Q: Name one step we can take to stop gun violence.
"Name one step we can take to stop gun violence." I was listening to the radio while taking a shower this morning, and this was directed by NPR Morning Edition's Steve Inskeep to Mark Kelly, the husband of Gabby Giffords (the Arizona legislator that was shot in the head by a gunman in 2011).
There is no one answer to "fix" gun violence, but I would like to make a few suppositions:
People choose to buy a gun. They choose to shoot someone. Thus, at its most basic level, a mass shooting is something that a person wants to do. In the San Bernardino case, these were two young people with a six-month-old child. What would compel a young couple to override their parental instinct to stay and care for their little one? I would suppose that they made a conscious choice to do so, regardless of the reason why*.
Guns create a heightened level of entitlement (and a release of dopamine) in most people. Guns aren't inherently bad; they are indeed tools that create a sort of change in a physical state. So, when a person with a heightened sense of entitlement wants to inflict a huge amount of damage, using a powerful tool like a gun is a way of accomplishing that.
Shootings are a real and deadly manifestation of people with poor coping skills. I work with kids almost every day who act up by hitting, throwing tantrums, yelling at their parents, etc. The common denominator in every one of these actions is a lack of coping skills because they can't figure out in the moment how to suppress their egocentricity. These kids aren't "crazy" and often don't need medications. They just have a heightened sense of entitlement. Luckily, they have no means of using a powerful tool to accomplish those ends. Instead, in a series of appointments, the parents, teachers, therapists, and I work with these folks to build frustration-tolerance and decrease selfishness. And most times, it works.
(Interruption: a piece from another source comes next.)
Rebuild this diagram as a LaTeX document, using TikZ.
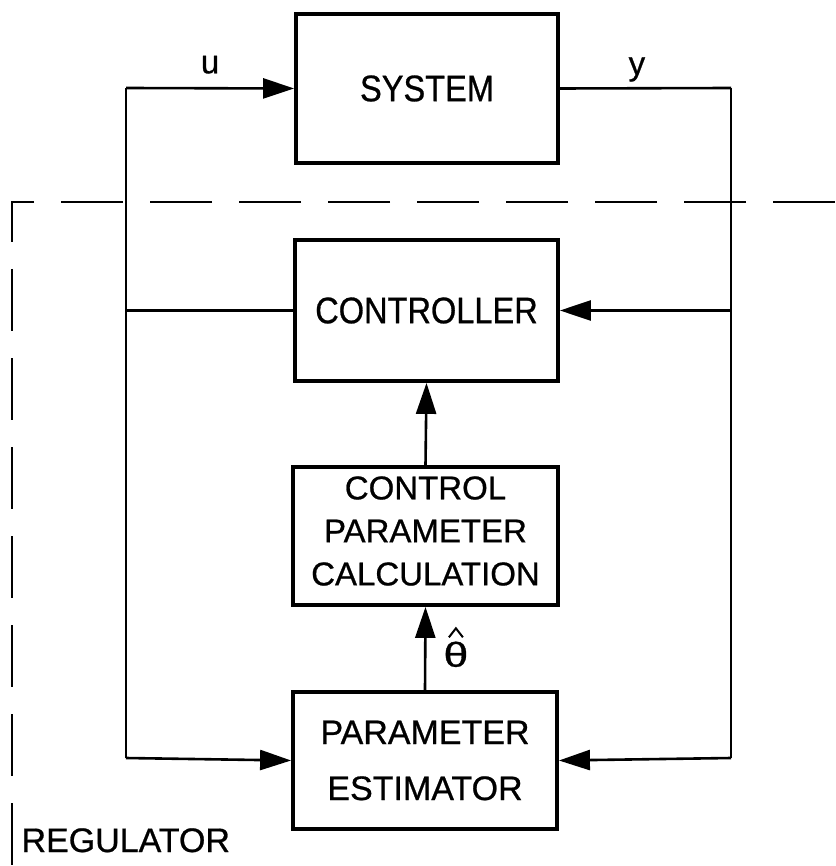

I would contend that most adults have learned coping skills at a level to keep a general social peace. But no social peace is completely impenetrable, and with the health and wealth disparities in America, even the most "balanced" American will stray from their inner "woosah." Thus, we need a system that can teach mindfulness, coping skills, social skills, behavior modification – and if needed – refer to medication.
It must be a system that is not stigmatized and is readily accessible. P.S.Y.C.H. does this from a very early age so that accessing coping skills and reaching out for help becomes a social norm rather than resorting to mass shootings and irreversibly tearing our social fabric.
*Social isolation *Workplace violence
*Suicidal ideations
*Terrorism
*Religious radicalization
*Racism
*Poverty
*Personal grievances
*Sociopolitical disagreements
*Mental illness (with the exception of particular diagnoses, such as schizophrenia, where the patient's very perception of reality is skewed due to biological/genetic reasons)
In regards to access to guns, that's a whole other topic for a different blog.